All in all Desmarais provided plenty of food for thought, including:
• Round Rock bought the Micron portfolio in autumn 2009. Desmarais said it had taken a while to persuade him to do the deal. He would also have needed to raise the cash and do the due diligence. Six months prior to the deal being done, the CEO of Micron was telling Congress all about how wicked NPEs are. It looks possible, even probable, that at the very time he was doing this his company was involved in planning and/or negotiating the creation of an NPE.
• Micron has never officially announced the sale of the portfolio to its investors – either as a material event or in a press release. We know that since the sale took place Round Rock has done a lot of big deals with the patents. One CNS alone raised $35 million.
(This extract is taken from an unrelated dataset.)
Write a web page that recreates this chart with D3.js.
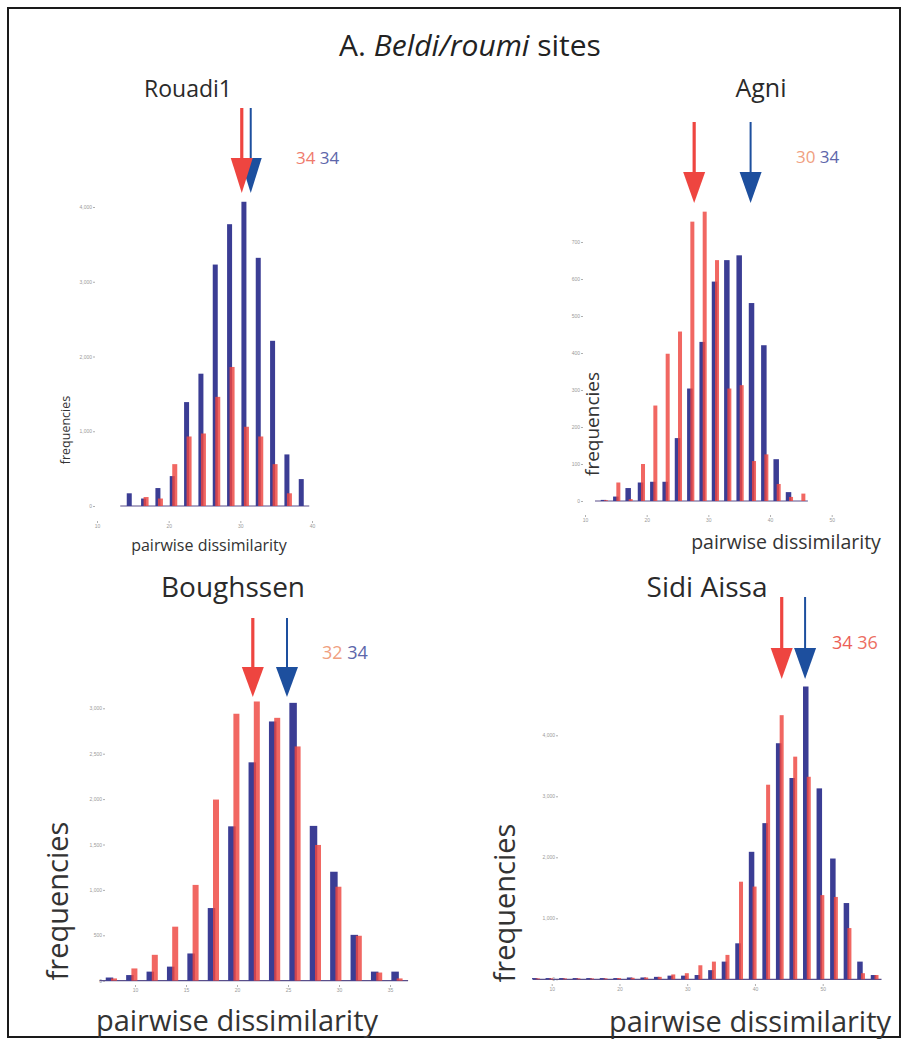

It’s not unreasonable to think that hundreds of millions of dollars in total have been raised. From what Desmarais was saying, it seems pretty clear that Micron does not get a big share of the deals Round Rock does, or maybe does not get anything at all. If I were a Micron shareholder I would want to make sure that the sale raised a reasonable amount – notwithstanding the savings the company makes by no longer having to worry about the portfolio and the fact that Micron probably could not have monetised the patents as effectively as Round Rock can. Yet investors do not seem to be interested. On that basis, IP surely has a way to travel before it is a generally recognised asset class.
• Finally, if Micron has done it, you can bet your bottom dollar that other companies have done so too, or are about to. The IP transactions market in the US, and perhaps elsewhere, could be on the verge of quite a big change.